Source material:
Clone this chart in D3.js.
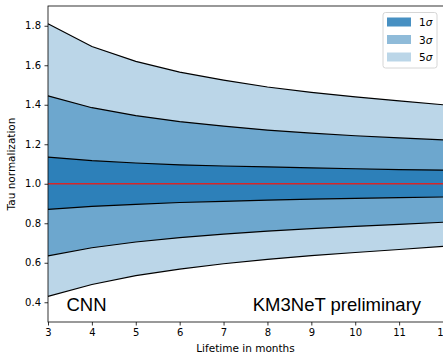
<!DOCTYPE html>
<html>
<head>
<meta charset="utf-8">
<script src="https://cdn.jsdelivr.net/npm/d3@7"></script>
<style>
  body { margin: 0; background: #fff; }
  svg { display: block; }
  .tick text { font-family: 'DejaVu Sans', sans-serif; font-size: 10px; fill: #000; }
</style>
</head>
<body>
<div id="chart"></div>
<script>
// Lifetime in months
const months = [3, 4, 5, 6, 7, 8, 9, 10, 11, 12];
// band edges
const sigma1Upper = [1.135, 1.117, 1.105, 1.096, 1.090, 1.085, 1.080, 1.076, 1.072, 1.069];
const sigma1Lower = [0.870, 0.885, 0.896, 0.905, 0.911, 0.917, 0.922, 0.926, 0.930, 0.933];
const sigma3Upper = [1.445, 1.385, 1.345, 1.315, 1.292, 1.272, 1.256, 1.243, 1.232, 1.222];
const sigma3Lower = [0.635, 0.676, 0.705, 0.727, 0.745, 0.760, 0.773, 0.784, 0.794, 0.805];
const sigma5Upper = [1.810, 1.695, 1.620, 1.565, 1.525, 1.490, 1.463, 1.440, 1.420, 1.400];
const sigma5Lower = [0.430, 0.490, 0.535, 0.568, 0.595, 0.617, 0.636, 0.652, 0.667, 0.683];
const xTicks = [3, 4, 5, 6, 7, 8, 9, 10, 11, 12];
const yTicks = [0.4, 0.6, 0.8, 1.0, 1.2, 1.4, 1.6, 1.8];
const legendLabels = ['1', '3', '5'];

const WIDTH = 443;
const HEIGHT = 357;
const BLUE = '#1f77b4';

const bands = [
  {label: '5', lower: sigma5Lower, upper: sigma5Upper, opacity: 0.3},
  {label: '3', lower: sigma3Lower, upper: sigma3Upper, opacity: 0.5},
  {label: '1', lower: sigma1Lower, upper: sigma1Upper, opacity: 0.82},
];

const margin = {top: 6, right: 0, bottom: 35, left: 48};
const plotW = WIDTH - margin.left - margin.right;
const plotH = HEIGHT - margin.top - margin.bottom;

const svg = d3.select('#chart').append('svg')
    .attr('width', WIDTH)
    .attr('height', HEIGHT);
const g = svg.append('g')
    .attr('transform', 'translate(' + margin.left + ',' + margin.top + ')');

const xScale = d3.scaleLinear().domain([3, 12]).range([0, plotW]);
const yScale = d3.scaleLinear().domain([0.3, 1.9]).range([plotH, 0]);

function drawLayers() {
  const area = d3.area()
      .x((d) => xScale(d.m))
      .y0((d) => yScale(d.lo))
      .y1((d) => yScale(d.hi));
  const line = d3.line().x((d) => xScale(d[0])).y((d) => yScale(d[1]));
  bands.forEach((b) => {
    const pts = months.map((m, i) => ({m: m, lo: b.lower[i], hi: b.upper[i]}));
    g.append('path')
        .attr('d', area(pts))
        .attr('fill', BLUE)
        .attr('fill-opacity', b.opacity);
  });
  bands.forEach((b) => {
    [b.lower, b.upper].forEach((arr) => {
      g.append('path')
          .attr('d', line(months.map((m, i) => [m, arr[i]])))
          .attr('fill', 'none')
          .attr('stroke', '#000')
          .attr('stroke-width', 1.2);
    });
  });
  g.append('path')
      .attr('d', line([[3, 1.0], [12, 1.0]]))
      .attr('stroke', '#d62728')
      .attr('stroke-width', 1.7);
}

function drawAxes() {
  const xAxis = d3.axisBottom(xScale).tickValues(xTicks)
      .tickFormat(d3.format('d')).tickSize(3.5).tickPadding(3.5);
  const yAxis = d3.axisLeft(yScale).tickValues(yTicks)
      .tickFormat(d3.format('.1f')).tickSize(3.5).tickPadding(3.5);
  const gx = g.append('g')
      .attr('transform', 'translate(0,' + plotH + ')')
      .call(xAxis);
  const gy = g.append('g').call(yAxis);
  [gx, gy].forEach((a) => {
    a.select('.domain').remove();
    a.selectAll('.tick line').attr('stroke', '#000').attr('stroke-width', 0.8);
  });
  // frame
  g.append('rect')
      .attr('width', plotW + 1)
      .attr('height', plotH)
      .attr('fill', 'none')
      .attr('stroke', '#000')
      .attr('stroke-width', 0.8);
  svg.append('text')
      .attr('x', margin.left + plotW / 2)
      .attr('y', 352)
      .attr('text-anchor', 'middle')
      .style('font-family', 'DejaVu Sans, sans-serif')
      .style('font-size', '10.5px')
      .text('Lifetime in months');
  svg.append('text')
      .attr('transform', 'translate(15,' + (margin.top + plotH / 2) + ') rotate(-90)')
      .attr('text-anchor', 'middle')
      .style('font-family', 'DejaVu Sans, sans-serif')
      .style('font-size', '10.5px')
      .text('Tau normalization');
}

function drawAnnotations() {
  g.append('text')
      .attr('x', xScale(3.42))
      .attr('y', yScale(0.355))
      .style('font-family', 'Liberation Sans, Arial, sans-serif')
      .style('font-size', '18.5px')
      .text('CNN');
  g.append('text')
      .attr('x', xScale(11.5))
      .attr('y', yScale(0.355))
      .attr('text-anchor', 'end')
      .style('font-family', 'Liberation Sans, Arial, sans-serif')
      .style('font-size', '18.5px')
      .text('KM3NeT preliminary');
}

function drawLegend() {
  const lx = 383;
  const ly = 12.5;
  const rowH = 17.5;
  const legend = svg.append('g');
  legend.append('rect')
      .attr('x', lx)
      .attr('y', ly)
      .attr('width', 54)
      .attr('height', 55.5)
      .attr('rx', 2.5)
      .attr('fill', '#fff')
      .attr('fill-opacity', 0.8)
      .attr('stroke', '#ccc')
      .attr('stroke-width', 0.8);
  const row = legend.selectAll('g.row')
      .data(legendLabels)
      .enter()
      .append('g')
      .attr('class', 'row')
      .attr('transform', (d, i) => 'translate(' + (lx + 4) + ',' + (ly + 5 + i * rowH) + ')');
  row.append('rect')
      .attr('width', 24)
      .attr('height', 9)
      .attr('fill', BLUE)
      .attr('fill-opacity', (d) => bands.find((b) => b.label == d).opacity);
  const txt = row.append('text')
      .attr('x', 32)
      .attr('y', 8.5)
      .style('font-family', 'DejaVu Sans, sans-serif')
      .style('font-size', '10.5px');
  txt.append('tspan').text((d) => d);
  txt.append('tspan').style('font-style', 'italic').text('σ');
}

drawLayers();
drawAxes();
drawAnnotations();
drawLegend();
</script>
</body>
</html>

What to produce: Leave out all pictures, then copy the remaining material exactly.

Written answer:
Clone this chart in D3.js.
<!DOCTYPE html>
<html>
<head>
<meta charset="utf-8">
<script src="https://cdn.jsdelivr.net/npm/d3@7"></script>
<style>
  body { margin: 0; background: #fff; }
  svg { display: block; }
  .tick text { font-family: 'DejaVu Sans', sans-serif; font-size: 10px; fill: #000; }
</style>
</head>
<body>
<div id="chart"></div>
<script>
// Lifetime in months
const months = [3, 4, 5, 6, 7, 8, 9, 10, 11, 12];
// band edges
const sigma1Upper = [1.135, 1.117, 1.105, 1.096, 1.090, 1.085, 1.080, 1.076, 1.072, 1.069];
const sigma1Lower = [0.870, 0.885, 0.896, 0.905, 0.911, 0.917, 0.922, 0.926, 0.930, 0.933];
const sigma3Upper = [1.445, 1.385, 1.345, 1.315, 1.292, 1.272, 1.256, 1.243, 1.232, 1.222];
const sigma3Lower = [0.635, 0.676, 0.705, 0.727, 0.745, 0.760, 0.773, 0.784, 0.794, 0.805];
const sigma5Upper = [1.810, 1.695, 1.620, 1.565, 1.525, 1.490, 1.463, 1.440, 1.420, 1.400];
const sigma5Lower = [0.430, 0.490, 0.535, 0.568, 0.595, 0.617, 0.636, 0.652, 0.667, 0.683];
const xTicks = [3, 4, 5, 6, 7, 8, 9, 10, 11, 12];
const yTicks = [0.4, 0.6, 0.8, 1.0, 1.2, 1.4, 1.6, 1.8];
const legendLabels = ['1', '3', '5'];

const WIDTH = 443;
const HEIGHT = 357;
const BLUE = '#1f77b4';

const bands = [
  {label: '5', lower: sigma5Lower, upper: sigma5Upper, opacity: 0.3},
  {label: '3', lower: sigma3Lower, upper: sigma3Upper, opacity: 0.5},
  {label: '1', lower: sigma1Lower, upper: sigma1Upper, opacity: 0.82},
];

const margin = {top: 6, right: 0, bottom: 35, left: 48};
const plotW = WIDTH - margin.left - margin.right;
const plotH = HEIGHT - margin.top - margin.bottom;

const svg = d3.select('#chart').append('svg')
    .attr('width', WIDTH)
    .attr('height', HEIGHT);
const g = svg.append('g')
    .attr('transform', 'translate(' + margin.left + ',' + margin.top + ')');

const xScale = d3.scaleLinear().domain([3, 12]).range([0, plotW]);
const yScale = d3.scaleLinear().domain([0.3, 1.9]).range([plotH, 0]);

function drawLayers() {
  const area = d3.area()
      .x((d) => xScale(d.m))
      .y0((d) => yScale(d.lo))
      .y1((d) => yScale(d.hi));
  const line = d3.line().x((d) => xScale(d[0])).y((d) => yScale(d[1]));
  bands.forEach((b) => {
    const pts = months.map((m, i) => ({m: m, lo: b.lower[i], hi: b.upper[i]}));
    g.append('path')
        .attr('d', area(pts))
        .attr('fill', BLUE)
        .attr('fill-opacity', b.opacity);
  });
  bands.forEach((b) => {
    [b.lower, b.upper].forEach((arr) => {
      g.append('path')
          .attr('d', line(months.map((m, i) => [m, arr[i]])))
          .attr('fill', 'none')
          .attr('stroke', '#000')
          .attr('stroke-width', 1.2);
    });
  });
  g.append('path')
      .attr('d', line([[3, 1.0], [12, 1.0]]))
      .attr('stroke', '#d62728')
      .attr('stroke-width', 1.7);
}

function drawAxes() {
  const xAxis = d3.axisBottom(xScale).tickValues(xTicks)
      .tickFormat(d3.format('d')).tickSize(3.5).tickPadding(3.5);
  const yAxis = d3.axisLeft(yScale).tickValues(yTicks)
      .tickFormat(d3.format('.1f')).tickSize(3.5).tickPadding(3.5);
  const gx = g.append('g')
      .attr('transform', 'translate(0,' + plotH + ')')
      .call(xAxis);
  const gy = g.append('g').call(yAxis);
  [gx, gy].forEach((a) => {
    a.select('.domain').remove();
    a.selectAll('.tick line').attr('stroke', '#000').attr('stroke-width', 0.8);
  });
  // frame
  g.append('rect')
      .attr('width', plotW + 1)
      .attr('height', plotH)
      .attr('fill', 'none')
      .attr('stroke', '#000')
      .attr('stroke-width', 0.8);
  svg.append('text')
      .attr('x', margin.left + plotW / 2)
      .attr('y', 352)
      .attr('text-anchor', 'middle')
      .style('font-family', 'DejaVu Sans, sans-serif')
      .style('font-size', '10.5px')
      .text('Lifetime in months');
  svg.append('text')
      .attr('transform', 'translate(15,' + (margin.top + plotH / 2) + ') rotate(-90)')
      .attr('text-anchor', 'middle')
      .style('font-family', 'DejaVu Sans, sans-serif')
      .style('font-size', '10.5px')
      .text('Tau normalization');
}

function drawAnnotations() {
  g.append('text')
      .attr('x', xScale(3.42))
      .attr('y', yScale(0.355))
      .style('font-family', 'Liberation Sans, Arial, sans-serif')
      .style('font-size', '18.5px')
      .text('CNN');
  g.append('text')
      .attr('x', xScale(11.5))
      .attr('y', yScale(0.355))
      .attr('text-anchor', 'end')
      .style('font-family', 'Liberation Sans, Arial, sans-serif')
      .style('font-size', '18.5px')
      .text('KM3NeT preliminary');
}

function drawLegend() {
  const lx = 383;
  const ly = 12.5;
  const rowH = 17.5;
  const legend = svg.append('g');
  legend.append('rect')
      .attr('x', lx)
      .attr('y', ly)
      .attr('width', 54)
      .attr('height', 55.5)
      .attr('rx', 2.5)
      .attr('fill', '#fff')
      .attr('fill-opacity', 0.8)
      .attr('stroke', '#ccc')
      .attr('stroke-width', 0.8);
  const row = legend.selectAll('g.row')
      .data(legendLabels)
      .enter()
      .append('g')
      .attr('class', 'row')
      .attr('transform', (d, i) => 'translate(' + (lx + 4) + ',' + (ly + 5 + i * rowH) + ')');
  row.append('rect')
      .attr('width', 24)
      .attr('height', 9)
      .attr('fill', BLUE)
      .attr('fill-opacity', (d) => bands.find((b) => b.label == d).opacity);
  const txt = row.append('text')
      .attr('x', 32)
      .attr('y', 8.5)
      .style('font-family', 'DejaVu Sans, sans-serif')
      .style('font-size', '10.5px');
  txt.append('tspan').text((d) => d);
  txt.append('tspan').style('font-style', 'italic').text('σ');
}

drawLayers();
drawAxes();
drawAnnotations();
drawLegend();
</script>
</body>
</html>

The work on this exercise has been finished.